Brown, who has 30 days to sign the measure, is already facing pressure from the telecom industry to veto the bill, so open internet advocates are warning Californians to remain vigilant and keep up the pressure.
If SB 822 is ultimately signed into law, it would restore the net neutrality protections repealed by the Republican-controlled FCC last December and implement even stronger rules by establishing “an outright ban on zero-rating—the practice of offering free data, potentially to the advantage of some companies over others—of specific apps.”
“We did it,” Democratic state Senator Scott Wiener, the primary author of SB 822, said in a statement. “We passed the strongest net neutrality standards in the nation. The internet is at the heart of 21st century life—our economy, our public safety and health systems, and our democracy. So when Donald Trump's FCC decided to take a wrecking ball to net neutrality protections, we knew that California had to step in to ensure our residents have access to a free and open internet.”
As the fight for strong net neutrality protections gains steam at the state level, open internet advocates are hoping the resulting energy and momentum will translate into action in Congress, where the House is working to assemble enough votes to pass a Congressional Review Act resolution to undo the FCC's deeply unpopular repeal.

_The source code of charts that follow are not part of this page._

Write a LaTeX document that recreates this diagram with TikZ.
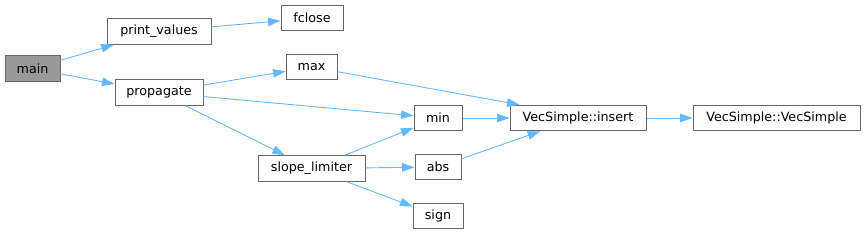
\documentclass[tikz,border=0pt]{standalone}
\usepackage{fontspec}
\setmainfont{DejaVu Sans}
\usetikzlibrary{arrows.meta}
\definecolor{edgeblue}{HTML}{63B8FF}
\definecolor{boxborder}{HTML}{666666}
\definecolor{mainfill}{HTML}{999999}
\begin{document}
\begin{tikzpicture}[x=1pt,y=-1pt,
  fn/.style={draw=boxborder, line width=1pt, fill=white, rectangle, inner sep=0pt,
    minimum height=25.5pt, font=\fontsize{12.7}{15}\selectfont, text=black},
  rootfn/.style={fn, fill=mainfill},
  call/.style={draw=edgeblue, line width=0.9pt,
    -{Triangle[length=12.5pt,width=8.5pt,fill=edgeblue]}}]
\useasboundingbox (0,0) rectangle (865,235);
\node[rootfn, minimum width=55pt]  (main)   at (32.5,68.5) {main};
\node[fn, minimum width=104pt] (pv)     at (159,31.5)  {print\_values};
\node[fn, minimum width=62pt]  (fclose) at (312,18)    {fclose};
\node[fn, minimum width=88pt]  (prop)   at (159,92.5)  {propagate};
\node[fn, minimum width=51pt]  (max)    at (311.5,67)  {max};
\node[fn, minimum width=48pt]  (min)    at (438,118)   {min};
\node[fn, minimum width=136pt] (ins)    at (578,118)   {VecSimple::insert};
\node[fn, minimum width=167pt] (vs)     at (776.5,118) {VecSimple::VecSimple};
\node[fn, minimum width=107pt] (sl)     at (311.5,168.5) {slope\_limiter};
\node[fn, minimum width=46pt]  (abs)    at (438,167)   {abs};
\node[fn, minimum width=50pt]  (sign)   at (438,216)   {sign};

\draw[call] (main) -- (pv);
\draw[call] (main) -- (prop);
\draw[call] (pv) -- (fclose);
\draw[call] (prop) -- (max);
\draw[call] (prop) -- (min);
\draw[call] (prop) -- (sl);
\draw[call] (max) -- ([xshift=10pt]ins.north west);
\draw[call] (min) -- (ins);
\draw[call] (sl) -- (min);
\draw[call] (sl) -- (abs);
\draw[call] (sl) -- (sign);
\draw[call] (abs) -- (ins);
\draw[call] (ins) -- (vs);
\end{tikzpicture}
\end{document}
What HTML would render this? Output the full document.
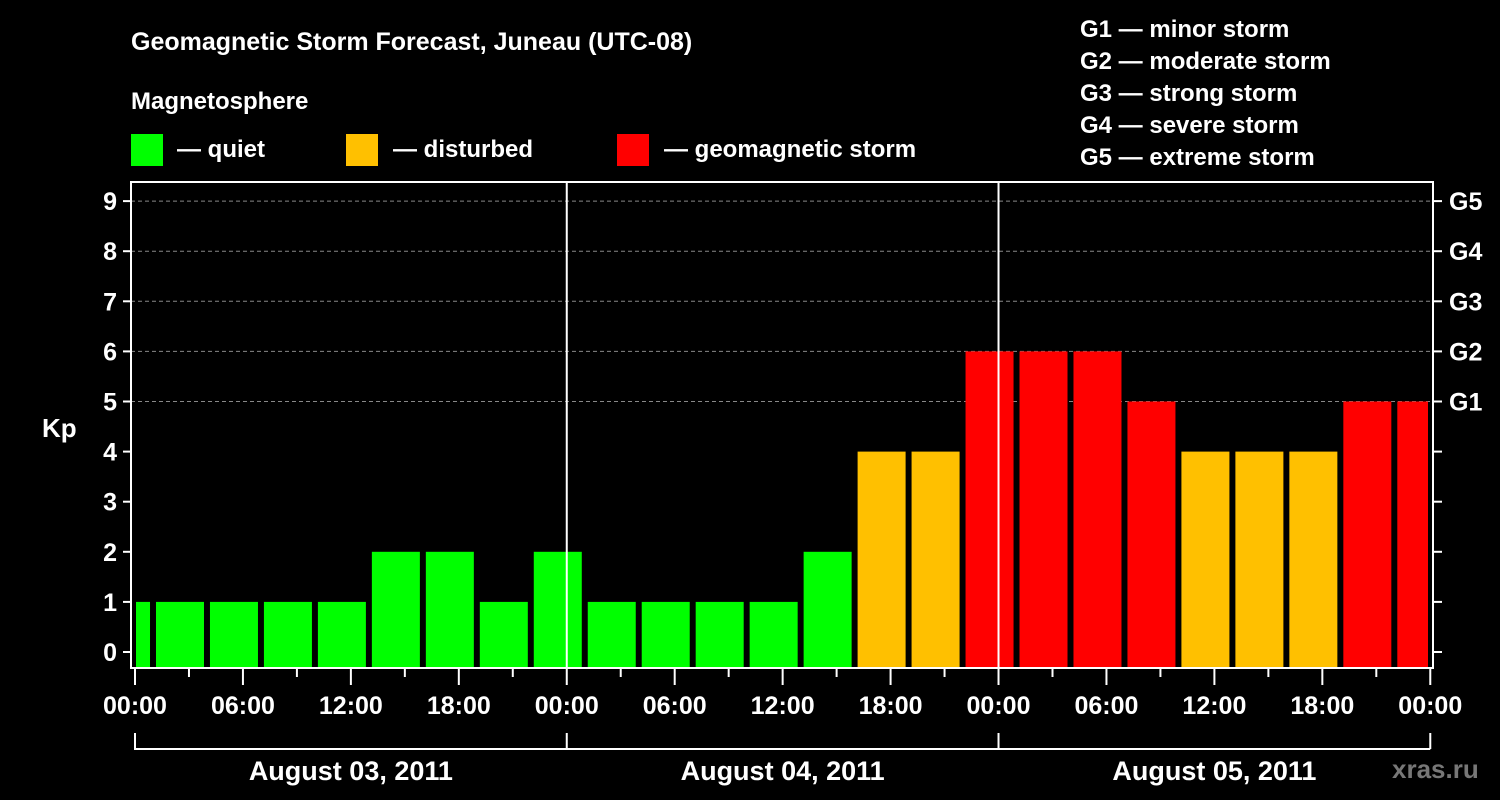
<!DOCTYPE html>
<html><head><meta charset="utf-8"><style>
html,body{margin:0;padding:0;background:#000;}
svg{display:block;font-family:"Liberation Sans",Arial,sans-serif;font-weight:bold;}
</style></head><body>
<svg id="chart" width="1500" height="800" viewBox="0 0 1500 800" xmlns="http://www.w3.org/2000/svg">
<rect width="1500" height="800" fill="#000"/>
<text x="131" y="50" fill="#fff" font-size="25">Geomagnetic Storm Forecast, Juneau (UTC-08)</text>
<text x="131" y="109" fill="#fff" font-size="24">Magnetosphere</text>
<g><rect x="131" y="134" width="32" height="32" fill="#00ff00"/><text x="177" y="157" fill="#fff" font-size="24">— quiet</text></g>
<g><rect x="346" y="134" width="32" height="32" fill="#ffc000"/><text x="393" y="157" fill="#fff" font-size="24">— disturbed</text></g>
<g><rect x="617" y="134" width="32" height="32" fill="#ff0000"/><text x="664" y="157" fill="#fff" font-size="24">— geomagnetic storm</text></g>
<g fill="#fff" font-size="24">
<text x="1080" y="37">G1 — minor storm</text>
<text x="1080" y="69">G2 — moderate storm</text>
<text x="1080" y="101">G3 — strong storm</text>
<text x="1080" y="133">G4 — severe storm</text>
<text x="1080" y="165">G5 — extreme storm</text>
</g>
<text x="42" y="437" fill="#fff" font-size="26">Kp</text>
<text x="1392" y="778" fill="#777" font-size="26">xras.ru</text>
<g id="grid"></g><g id="bars"></g><g id="axes"></g>
</svg>
<script>
const startHours = [-2,1,4,7,10,13,16,19,22,25,28,31,34,37,40,43,46,49,52,55,58,61,64,67,70];
const kpValues = [1,1,1,1,1,2,2,1,2,1,1,1,1,2,4,4,6,6,6,5,4,4,4,5,5];
const yTicks = [0,1,2,3,4,5,6,7,8,9];
const gLabels = ["G1","G2","G3","G4","G5"];
const gLevels = [5,6,7,8,9];
const hourTicks = ["00:00","06:00","12:00","18:00"];
const dayLabels = ["August 03, 2011","August 04, 2011","August 05, 2011"];

const NS="http://www.w3.org/2000/svg";
const L=131,R=1433,T=182,B=668,X0=135,PXH=17.99;
const xS=h=>X0+h*PXH;
const yS=v=>652-v*50.1;
function mk(tag,attrs,parent,text){const e=document.createElementNS(NS,tag);for(const k in attrs)e.setAttribute(k,attrs[k]);if(text!==undefined)e.textContent=text;parent.appendChild(e);return e;}
const grid=document.getElementById('grid'),bars=document.getElementById('bars'),axes=document.getElementById('axes');
// grid lines
gLevels.forEach(v=>{
 const ln=mk('line',{x1:L,x2:R,y1:yS(v),y2:yS(v),stroke:'#888','stroke-width':1,'stroke-dasharray':'4,3'},grid);
 
 
});
// bars
startHours.forEach((s,i)=>{
 const v=kpValues[i];
 let x1=Math.max(xS(s)+3,L+5), x2=Math.min(xS(s)+51,R-5);
 const col=v>=5?'#ff0000':(v>=3?'#ffc000':'#00ff00');
 const r=mk('rect',{x:x1,y:yS(v),width:x2-x1,height:B-1-yS(v),fill:col},bars);
 
 
});
// day separators
[24,48].forEach(h=>{
 const ln=mk('line',{x1:xS(h),x2:xS(h),y1:T,y2:B,stroke:'#fff','stroke-width':2},axes);
 
 
});
// frame
const fr=mk('rect',{x:L,y:T,width:R-L,height:B-T,fill:'none',stroke:'#fff','stroke-width':2},axes);


// y ticks
yTicks.forEach(v=>{
 mk('line',{x1:L-8,x2:L,y1:yS(v),y2:yS(v),stroke:'#fff','stroke-width':2},axes);
 mk('line',{x1:R,x2:R+9,y1:yS(v),y2:yS(v),stroke:'#fff','stroke-width':2},axes);
 const t=mk('text',{x:L-14,y:yS(v)+9,fill:'#fff','font-size':25,'text-anchor':'end'},axes,String(v));
 
 
});
gLevels.forEach((v,i)=>{
 const t=mk('text',{x:1449,y:yS(v)+9,fill:'#fff','font-size':25},axes,gLabels[i]);
 
 
});
// x ticks
for(let h=0;h<=72;h+=3){
 const major=h%6===0;
 mk('line',{x1:xS(h),x2:xS(h),y1:B,y2:B+(major?17:9),stroke:'#fff','stroke-width':2},axes);
 if(major){
  const t=mk('text',{x:xS(h),y:714,fill:'#fff','font-size':25,'text-anchor':'middle'},axes,hourTicks[(h/6)%4]);
  
  
 }
}
// day brackets
dayLabels.forEach((d,i)=>{
 const a=xS(i*24),b=xS(i*24+24);
 mk('path',{d:`M${a} 733V749H${b}`,stroke:'#fff','stroke-width':2,fill:'none'},axes);
 const t=mk('text',{x:(a+b)/2,y:780,fill:'#fff','font-size':27,'text-anchor':'middle'},axes,d);
 
 
});
mk('line',{x1:xS(72),x2:xS(72),y1:733,y2:749,stroke:'#fff','stroke-width':2},axes);
</script>
</body></html>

Evan Greer, deputy director of Fight for the Future, argued that lawmakers who don't support net neutrality will feel the wrath of voters in the upcoming midterm elections and beyond.
“Internet users are still royally pissed off about the FCC's repeal,” Greer said in a statement following Friday's vote. “They're still paying attention. And they're not going to let their elected officials get away with it if they sell out their constituents by siding with big telecom companies.”